We are called to be in worship.  Christmas began with worship and it continues with worship, and it becomes worship when we set ourselves aside, we set aside our own plans and desires and we give everything to God, we worship God with all that we are and all that we have, when we decide to worship fully, when we decide to focus not on the gifts we need to buy, not on the gifts we might receive, not on who we are going the pass the fruitcake we receive on to, but instead focus on the greatest gift that the world has ever received, the gift given to us of a baby, born in a backwater village in a backwater part of then the world’s greatest empire, born to poor, insignificant parents, born and wrapped in swaddling clothes and laid in a manger.  A baby who brought hope and light into the world, a baby who people came to worship.

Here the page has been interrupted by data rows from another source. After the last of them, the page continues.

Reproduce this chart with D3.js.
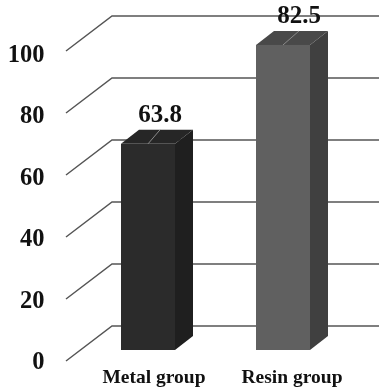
<!DOCTYPE html>
<html>
<head>
<meta charset="utf-8">
<script src="https://cdn.jsdelivr.net/npm/d3@7"></script>
<style>
    html, body { margin: 0; padding: 0; background: #fff; }
    svg { display: block; filter: blur(0.35px); }
    text { font-family: "Liberation Serif", serif; font-weight: bold; fill: #111; }
</style>
</head>
<body>
<div id="chart"></div>
<script>
// data
const groups = ['Metal group', 'Resin group'];
const barHeights = [66.5, 98.4];     // what the bars measure against the axis
const barLabels = ['63.8', '82.5'];  // what is printed above them
const yTicks = [0, 20, 40, 60, 80, 100];
const frontColors = ['#2b2b2b', '#606060'];
const sideColors = ['#1f1f1f', '#404040'];
const topColors = ['#262626', '#494949'];

const width = 379, height = 389;
const depth = {wall: {dx: 46, dy: -35}, bar: {dx: 18, dy: -14}};

let svg = d3.select('#chart').append('svg')
    .attr('width', width)
    .attr('height', height);

// y for the left edge of the floor/wall
let yScale = d3.scaleLinear().domain([0, 100]).range([361, 51]);
// the tick labels are spaced a little tighter than the gridlines
let labelScale = d3.scaleLinear().domain([0, 100]).range([361, 53.5]);
// y for the front face of the bars
let barScale = d3.scaleLinear().domain([0, 100]).range([350, 40]);
let xScale = d3.scaleBand().domain(groups).range([80.5, 350.5])
    .paddingInner(0.6).paddingOuter(0.3);

// Gridlines: slanted piece, then along the back wall
svg.append('g').selectAll('path')
    .data(yTicks)
    .join('path')
        .attr('fill', 'none')
        .attr('stroke', '#555')
        .attr('stroke-width', 1.5)
        .attr('d', d => `M66,${yScale(d)}L${66 + depth.wall.dx},${yScale(d) + depth.wall.dy}H${width}`);

// Tick labels
let yAxis = d3.axisLeft(labelScale).tickValues(yTicks).tickSize(0).tickPadding(0);
svg.append('g')
    .attr('transform', 'translate(44.5, 0)')
    .call(yAxis)
    .call(g => g.select('.domain').remove())
    .selectAll('text')
        .attr('font-size', 24.5)
        .style('font-family', '"Liberation Serif", serif');

// Bars
let bars = svg.append('g').selectAll('g')
    .data(groups)
    .join('g');

let dx = depth.bar.dx, dy = depth.bar.dy, bw = xScale.bandwidth();

bars.append('path')
    .attr('fill', (d, i) => sideColors[i])
    .attr('d', (d, i) => {
        let x = xScale(d) + bw, t = barScale(barHeights[i]), b = barScale(0);
        return `M${x},${t}l${dx},${dy}V${b + dy}L${x},${b}Z`;
    });

bars.append('path')
    .attr('fill', (d, i) => topColors[i])
    .attr('d', (d, i) => {
        let x = xScale(d), t = barScale(barHeights[i]);
        return `M${x},${t}l${dx},${dy}h${bw}l${-dx},${-dy}Z`;
    });

bars.append('rect')
    .attr('fill', (d, i) => frontColors[i])
    .attr('x', d => xScale(d))
    .attr('y', (d, i) => barScale(barHeights[i]))
    .attr('width', bw)
    .attr('height', (d, i) => barScale(0) - barScale(barHeights[i]));

// Leader from the value label down to the bar top
bars.append('line')
    .attr('stroke', '#8a8a8a')
    .attr('stroke-width', 1)
    .attr('x1', d => xScale(d) + bw / 2)
    .attr('y1', (d, i) => barScale(barHeights[i]))
    .attr('x2', (d, i) => xScale(d) + bw / 2 + 12 + 4 * i)
    .attr('y2', (d, i) => barScale(barHeights[i]) + dy);

// Value labels
bars.append('text')
    .attr('text-anchor', 'middle')
    .attr('font-size', 25)
    .attr('x', (d, i) => xScale(d) + bw / 2 + 12 + 4 * i)
    .attr('y', (d, i) => barScale(barHeights[i]) - 22)
    .text((d, i) => barLabels[i]);

// Category labels
bars.append('text')
    .attr('text-anchor', 'middle')
    .attr('font-size', 19.5)
    .attr('x', (d, i) => xScale(d) + bw / 2 + 6 + 3 * i)
    .attr('y', 383)
    .text(d => d);
</script>
</body>
</html>
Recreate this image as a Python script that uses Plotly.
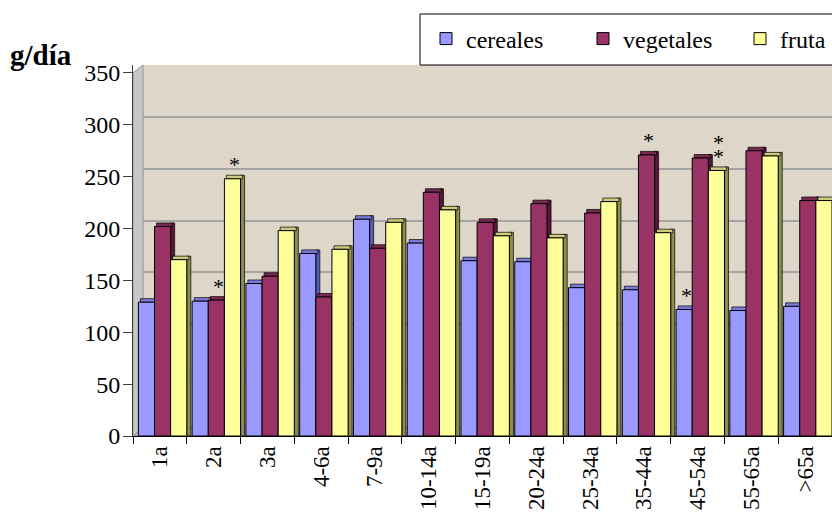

We are a broken people, we live in a broken world, full of broken relationships, and God recognized this and so sent us a gift.  Jesus came not to condemn the world, but to save the world.  Paul tells us to wake up, to be aware of the time, to put on the armor of Christ, just like we’ll put on that sweater we will inevitably receive for Christmas, and to focus on what is important.  Christmas is not a time to become hyper in everything we do, consuming and scheduling, it is a time to slow down, to wait, to prepare.  We can choose to worship the mall, or we can choose to worship Christ.  We can choose to worship conspicuous consumption, or we can choose to worship Christ.  We can choose to worship our stuff, and try and achieve happiness, fulfillment and success through our things, or we can choose to find that through Christ, to worship Christ, to prostrate ourselves and accept the greatest gift the world has received.  Do not be distracted by things of the world Paul says, focus on Christ, prepare again for the coming of Christ, know the time.  Christmas began with worship, and it still begins with worship, for it is only by beginning with worship that we can move onto spending less, giving more and loving all. May it be so my brothers and sisters.  Amen.